20 December, 2012

Farewell, Elf


There was a point where I greeted every new American Elf strip as a gift; daily I’d wake and fire up my computer and see what new wonder of daily living James Kochalka had managed to distill down into that day’s strip. Somewhere between the publication of the first collection and the fourth, I lost interest. It’s been a year or more since I even looked at the site on which Kochalka has been posting the strips for all to read for free.

It was a gradual fading away of the passion I felt for Kochalka’s work. I had discovered his work fairly early on, when he was still struggling to become a known cartoonist, sometime around 2000 or 2001. Books like Magic Boy and Girlfriend and Monkey vs. Robot absolutely changed how I saw comics. I might not yet have been fully versed in Kochalka’s “Craft is the Enemy” philosophy, but I could see before my eyes the realization of that stance; in his autobiographical comics, especially, Kochalka was delivering as pure a vision of his comics as he could from his mind to the printed page (and soon, the computer screen). Magical realism informed much of what he did and the way Kochalka could convey essential truths through whimsy and whim dazzled me on a regular basis.

There’s no one in comics I’ve interviewed more than Kochalka; seven or eight times, I think, in total; and yet despite driving to Burlington, Vermont and spending hours picking his brain, I never really felt like I knew him. For all the sharing James Kochalka does in his comics and in his music, he’s maintained his own private world, I think, and so it doesn’t surprise me that he has cited his family’s own need for privacy as one of the reasons he is bringing American Elf to an end after nearly 14 years.

While I did fall off the Kochalka wagon some time back, those 14 years of daily diary strips are worth noting, and celebrating. The best of them echoed Kochalka’s best longform works like Magic Boy and Girlfriend and Fantastic Butterflies, where Kochalka transformed his everyday life in Burlington into something magical and wondrous. I once asked him if he would ever do more works like Fantastic Butterflies, which I regard as his best graphic novel, and he told me he didn’t expect to, and indeed, he hasn’t done such work since. I really regret that he chose not to continue to explore in depth his life and the lives of those around him, because it seemed like ground was being broken there in a way few other cartoonists had ever attempted, especially in an ongoing, autobiographically-informed manner.

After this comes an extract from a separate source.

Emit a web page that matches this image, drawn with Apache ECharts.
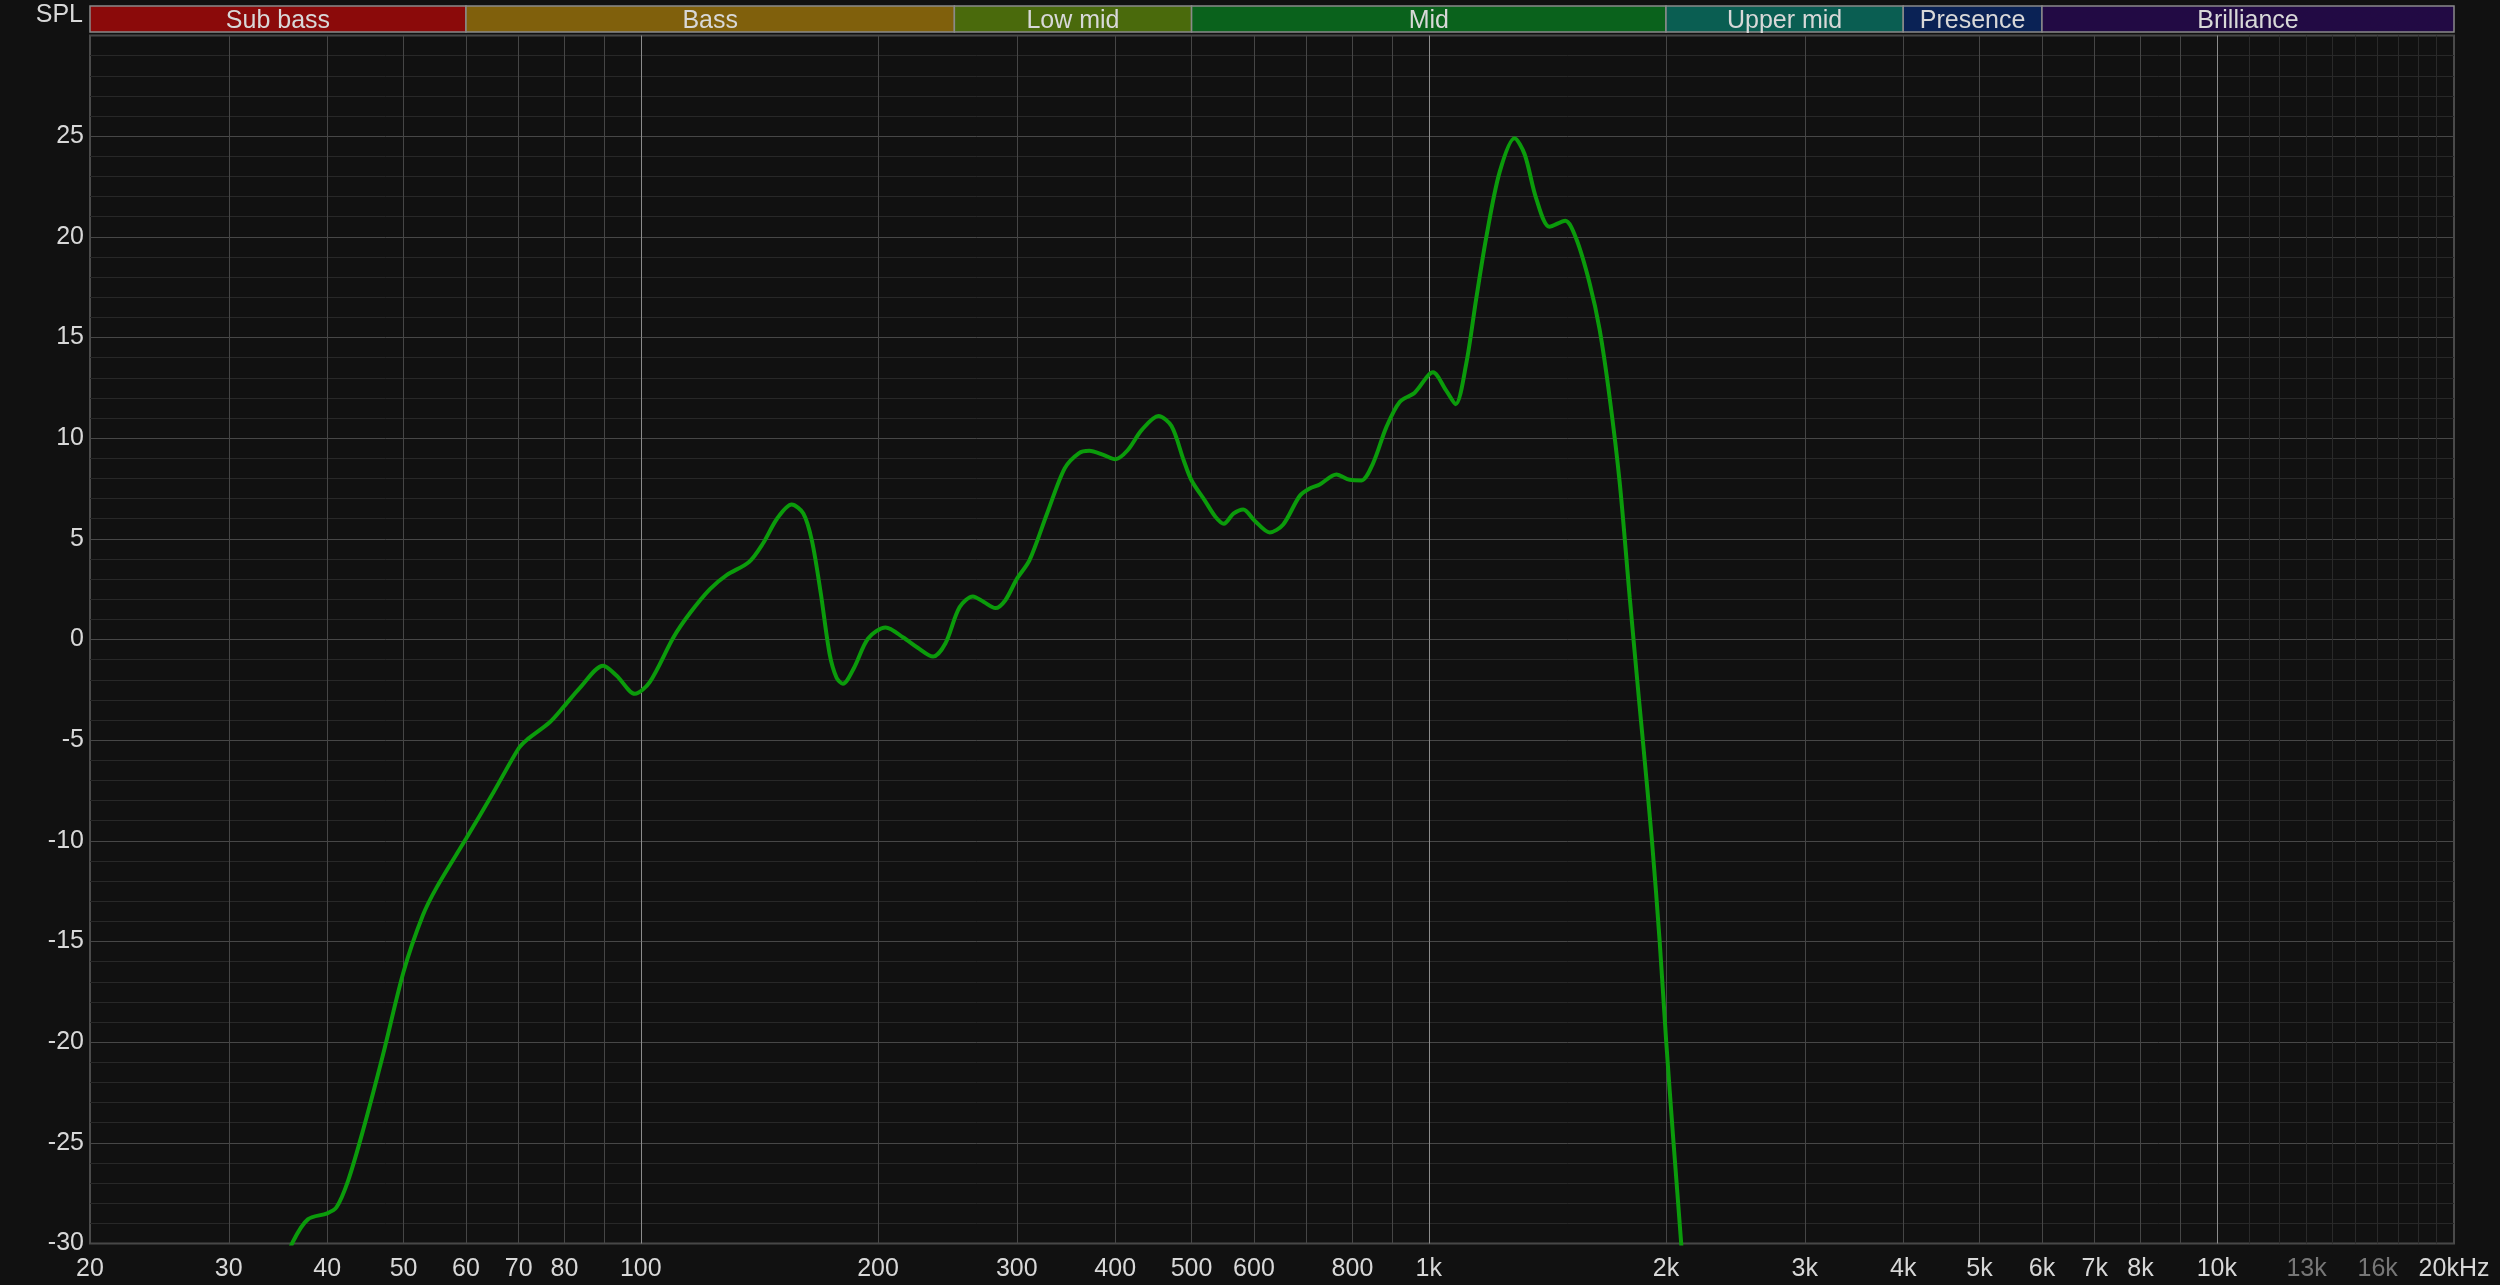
<!DOCTYPE html>
<html><head><meta charset="utf-8">
<script src="https://cdn.jsdelivr.net/npm/echarts@6/dist/echarts.min.js"></script>
<style>html,body{margin:0;padding:0;background:#111111;} #c{width:2500px;height:1285px;}</style>
</head><body><div id="c"></div>
<script>
// ---- data ----
const freqs = [35.2, 36.2, 37.8, 40, 41.1, 42.5, 44.4, 47.1, 50, 52.9, 55.1, 60, 65, 70, 71.6, 76.7, 80, 83.7, 89.6, 93.2, 98.3, 102.7, 110, 115.4, 122.4, 128.5, 137.2, 142.9, 148.9, 155.4, 160.8, 164.9, 169.2, 173.6, 177.2, 180.5, 186.5, 194.3, 204.5, 215.3, 224.4, 234.9, 243.5, 253.8, 263.9, 272.5, 281.9, 290, 300, 311.4, 327.8, 345.1, 359.6, 370.8, 386.4, 400.1, 414.8, 432.1, 453.9, 471.5, 488.6, 500, 519.8, 536, 549.5, 565, 581.5, 601.2, 628.2, 653.1, 685.7, 706.1, 727.1, 763.4, 793.7, 821.2, 849.7, 883.4, 918.5, 959.6, 1012.3, 1052.4, 1081.4, 1115.5, 1148.6, 1182.7, 1229.7, 1285, 1323.2, 1368.9, 1423.2, 1490, 1538.7, 1599.8, 1647.3, 1696.6, 1746.9, 1798.8, 1848.4, 1869, 1919.6, 1963.4, 2001.4, 2044.6, 2090.8, 2135];
const splValues = [-31.2, -29.9, -28.8, -28.5, -28.2, -26.9, -24.4, -20.6, -16.5, -13.7, -12.3, -9.9, -7.6, -5.4, -5.0, -4.1, -3.3, -2.4, -1.3, -1.8, -2.7, -2.1, 0.1, 1.3, 2.5, 3.2, 3.85, 4.77, 6.0, 6.7, 6.26, 4.9, 2.3, -0.7, -1.9, -2.2, -1.4, 0.05, 0.6, 0.1, -0.4, -0.85, -0.2, 1.6, 2.14, 1.86, 1.56, 1.94, 3.0, 3.94, 6.26, 8.5, 9.25, 9.37, 9.17, 8.95, 9.4, 10.4, 11.1, 10.6, 8.9, 7.9, 6.9, 6.1, 5.75, 6.25, 6.46, 5.9, 5.32, 5.7, 7.13, 7.5, 7.7, 8.2, 7.93, 7.9, 8.75, 10.55, 11.8, 12.26, 13.27, 12.36, 11.69, 13.69, 16.92, 19.96, 23.2, 24.9, 24.1, 21.9, 20.5, 20.8, 19.9, 17.7, 15.4, 12.0, 7.8, 2.1, -3.0, -5, -10, -15, -20, -25, -30, -35];

const bandNames = ['Sub bass', 'Bass', 'Low mid', 'Mid', 'Upper mid', 'Presence', 'Brilliance'];
const bandEdges = [20, 60, 250, 500, 2000, 4000, 6000, 20000];
const bandColors = ['#8b0a0a', '#80600c', '#4a6a0c', '#0a621c', '#0a5e52', '#0a2255', '#220a44'];

const xTickValues = [20, 30, 40, 50, 60, 70, 80, 100, 200, 300, 400, 500, 600, 800, 1000, 2000, 3000, 4000, 5000, 6000, 7000, 8000, 10000, 13000, 16000, 20000];
const xTickLabels = ['20', '30', '40', '50', '60', '70', '80', '100', '200', '300', '400', '500', '600', '800', '1k', '2k', '3k', '4k', '5k', '6k', '7k', '8k', '10k', '13k', '16k', '20kHz'];
const dimLabels = ['13k', '16k'];

const gridFreqs = [30, 40, 50, 60, 70, 80, 90, 200, 300, 400, 500, 600, 700, 800, 900, 2000, 3000, 4000, 5000, 6000, 7000, 8000, 9000];
const decadeFreqs = [100, 1000, 10000];
const fineFreqs = [11000, 12000, 13000, 14000, 15000, 16000, 17000, 18000, 19000];
const edgeFreqs = [20, 20000];

const yMin = -30, yMax = 30, yStep = 5;

// ---- styles ----
const FONT = "'Liberation Sans', Arial, sans-serif";
const TXT = '#d8d8d8';
const FS = 25;

const lineSets = [
  {list: edgeFreqs, color: 'rgba(0,0,0,0)'},
  {list: gridFreqs, color: '#464646'},
  {list: fineFreqs, color: '#2a2a2a'},
  {list: decadeFreqs, color: '#8c8c8c'}
];
const markData = [];
lineSets.forEach(set => {
  set.list.forEach(f => {
    const li = xTickValues.indexOf(f);
    const label = li >= 0 ? {
      show: true, position: 'start', distance: 13, formatter: xTickLabels[li],
      color: dimLabels.indexOf(xTickLabels[li]) >= 0 ? '#777777' : TXT,
      fontSize: FS, fontFamily: FONT
    } : {show: false};
    markData.push([
      {coord: [f, yMin], lineStyle: {color: set.color, width: 1, type: 'solid'}, label: label},
      {coord: [f, yMax]}
    ]);
  });
});

const chart = echarts.init(document.getElementById('c'), null, {renderer: 'canvas'});
chart.setOption({
  backgroundColor: '#111111',
  animation: false,
  textStyle: {fontFamily: FONT},
  grid: [
    {left: 90, right: 46, top: 35.5, height: 1208, show: true, borderColor: '#4a4a4a', borderWidth: 2, backgroundColor: 'transparent'},
    {left: 90, right: 46, top: 6, height: 26}
  ],
  xAxis: [
    {type: 'log', logBase: 10, min: 20, max: 20000, gridIndex: 0,
     axisLine: {show: false}, axisTick: {show: false}, axisLabel: {show: false}, splitLine: {show: false}},
    {type: 'log', logBase: 10, min: 20, max: 20000, gridIndex: 1, show: false}
  ],
  yAxis: [
    {type: 'value', min: yMin, max: yMax, interval: yStep, gridIndex: 0,
     name: 'SPL', nameLocation: 'end', nameGap: 20,
     nameTextStyle: {color: TXT, fontSize: FS, fontFamily: FONT, align: 'right', verticalAlign: 'middle', padding: [0, 7, 0, 0]},
     axisLine: {show: false}, axisTick: {show: false},
     axisLabel: {color: TXT, fontSize: FS, fontFamily: FONT, margin: 6, showMaxLabel: false, showMinLabel: true},
     splitLine: {show: true, lineStyle: {color: '#474747', width: 1}},
     minorTick: {show: false, splitNumber: 5},
     minorSplitLine: {show: true, lineStyle: {color: '#282828', width: 1}}},
    {type: 'value', min: 0, max: 1, gridIndex: 1, show: false}
  ],
  series: [
    {
      type: 'line', xAxisIndex: 0, yAxisIndex: 0, data: [], z: 1, silent: true,
      markLine: {silent: true, symbol: ['none', 'none'], animation: false, precision: 6, data: markData,
                 emphasis: {disabled: true}}
    },
    {
      type: 'line', xAxisIndex: 0, yAxisIndex: 0, z: 5, silent: true,
      data: freqs.map((f, i) => [f, splValues[i]]),
      smooth: 0.3, showSymbol: false, clip: true,
      lineStyle: {color: '#0b9b0b', width: 4},
      itemStyle: {color: '#0b9b0b'}
    },
    {
      type: 'custom', xAxisIndex: 1, yAxisIndex: 1, silent: true,
      data: bandNames.map((n, i) => [bandEdges[i], bandEdges[i + 1], i]),
      encode: {x: [0, 1]},
      renderItem: function (params, api) {
        const i = api.value(2);
        const p0 = api.coord([api.value(0), 1]);
        const p1 = api.coord([api.value(1), 0]);
        return {
          type: 'rect',
          shape: {x: p0[0], y: p0[1], width: p1[0] - p0[0], height: p1[1] - p0[1]},
          style: {fill: bandColors[i], stroke: '#8a8a8a', lineWidth: 1.5},
          textContent: {style: {text: bandNames[i], fill: TXT, fontSize: FS, fontFamily: FONT}},
          textConfig: {position: 'inside', offset: [0, 2]}
        };
      }
    }
  ]
});
</script></body></html>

Instead, the past few years have seen Kochalka focus in print on works like Super-F*ckers, Johnny Boo, and Dragon Puncher. Super-F*ckers has reached the world of animation, although I don’t know if it is being broadcast or ever will; I suppose at this late date it’s possible to make a fortune just uploading the cartoons to YouTube and maybe printing some DVDs for whatever fan base arises out of the effort. I haven’t seen the cartoons and don’t expect to; although I have read every one of the four printed issues of Super-F*ckers. I didn’t particularly enjoy them, and am not interested in reliving them in animated form. At its best, Kochalka’s comics work has always been about a unique marriage of entertainment and enlightenment, and I don’t think that’s what Super-F*ckers is about.
For many years James Kochalka’s comics and music, and especially the now-concluding American Elf, gave me untold pleasure and comfort in a world where both are precious commodities to be cherished. Furthermore, Kochalka for years entertained and enlightened my entire family, both in print and on CD, and in person at events like the American Elf booksigning party we all attended back in 2004, one of the greatest nights I think my family ever spent together, brought together by the power and genius of James Kochalka and his bandmates. Kochalka’s work at Vermont’s Center for Cartoon Studies and his being named the state’s first cartoonist laureate are both enormous accomplishments, and well-earned, at that.

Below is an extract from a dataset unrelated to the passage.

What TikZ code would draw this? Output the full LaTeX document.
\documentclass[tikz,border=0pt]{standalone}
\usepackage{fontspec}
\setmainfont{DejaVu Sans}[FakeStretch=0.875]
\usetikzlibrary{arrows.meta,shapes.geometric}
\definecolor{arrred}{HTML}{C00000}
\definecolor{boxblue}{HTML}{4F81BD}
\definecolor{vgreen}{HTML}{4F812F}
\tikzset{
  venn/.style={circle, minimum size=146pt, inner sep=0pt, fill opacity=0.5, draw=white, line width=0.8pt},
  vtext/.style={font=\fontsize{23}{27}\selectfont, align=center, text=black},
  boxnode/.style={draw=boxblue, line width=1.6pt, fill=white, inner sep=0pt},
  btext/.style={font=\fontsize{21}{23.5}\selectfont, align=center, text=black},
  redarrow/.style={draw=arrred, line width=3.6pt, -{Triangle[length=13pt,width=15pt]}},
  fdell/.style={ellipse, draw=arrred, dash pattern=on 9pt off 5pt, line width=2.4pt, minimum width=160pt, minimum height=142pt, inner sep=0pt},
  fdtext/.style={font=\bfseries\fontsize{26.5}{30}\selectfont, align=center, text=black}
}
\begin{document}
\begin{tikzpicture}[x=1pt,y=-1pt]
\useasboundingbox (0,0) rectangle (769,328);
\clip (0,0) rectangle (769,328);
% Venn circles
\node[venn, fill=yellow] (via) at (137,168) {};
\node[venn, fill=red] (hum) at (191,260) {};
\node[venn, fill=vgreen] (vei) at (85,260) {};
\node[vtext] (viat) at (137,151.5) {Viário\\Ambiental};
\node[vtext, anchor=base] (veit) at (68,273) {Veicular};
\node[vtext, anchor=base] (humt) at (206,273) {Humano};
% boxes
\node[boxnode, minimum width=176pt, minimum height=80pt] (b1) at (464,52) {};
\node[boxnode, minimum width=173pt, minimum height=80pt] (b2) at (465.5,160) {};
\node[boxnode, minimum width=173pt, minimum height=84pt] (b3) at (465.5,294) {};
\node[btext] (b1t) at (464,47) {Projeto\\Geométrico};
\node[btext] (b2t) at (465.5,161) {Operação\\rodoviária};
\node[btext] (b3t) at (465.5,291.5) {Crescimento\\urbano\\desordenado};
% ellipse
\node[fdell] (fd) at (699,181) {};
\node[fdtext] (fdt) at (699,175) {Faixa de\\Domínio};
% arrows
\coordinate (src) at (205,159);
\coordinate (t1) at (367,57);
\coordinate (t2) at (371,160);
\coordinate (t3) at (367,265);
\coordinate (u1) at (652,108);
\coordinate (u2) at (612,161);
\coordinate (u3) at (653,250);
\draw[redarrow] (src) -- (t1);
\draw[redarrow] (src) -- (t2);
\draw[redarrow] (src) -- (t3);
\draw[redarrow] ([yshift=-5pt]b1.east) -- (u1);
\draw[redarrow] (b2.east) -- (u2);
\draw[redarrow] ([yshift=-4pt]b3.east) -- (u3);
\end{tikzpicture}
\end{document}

But as the American Elf era passes, and with the apparent success of Super-F*ckers in animated form, I find myself surprised and saddened that the comics and graphic novels I expected in the wake of Kochalka’s earliest, smartest works never quite seemed to materialize. Most of the steps he’s made since the release of the first American Elf collection have been steps away from where I thought he was headed; in the end any real observations or insights about human nature and his own life seem to have been restricted to the daily American Elf strip itself, with most of his other published work aimed at children. The American Elf collections, and Magic Boy and Girlfriend, and Fantastic Butterflies are three works that represent Kochalka’s highest achievements in comics, but the marketplace has never seemed to appreciate and celebrate such glorious and nuanced storytelling, and the end of American Elf and its era of daily autobiographical comic storytelling seems to signal an ever-more-unlikely opportunity to hope to ever again read a comic book or graphic novel by James Kochalka that brings me as much joy and sense of wonder as his very best works once did. Still, we had American Elf for over a decade, and for that I am grateful, and awed.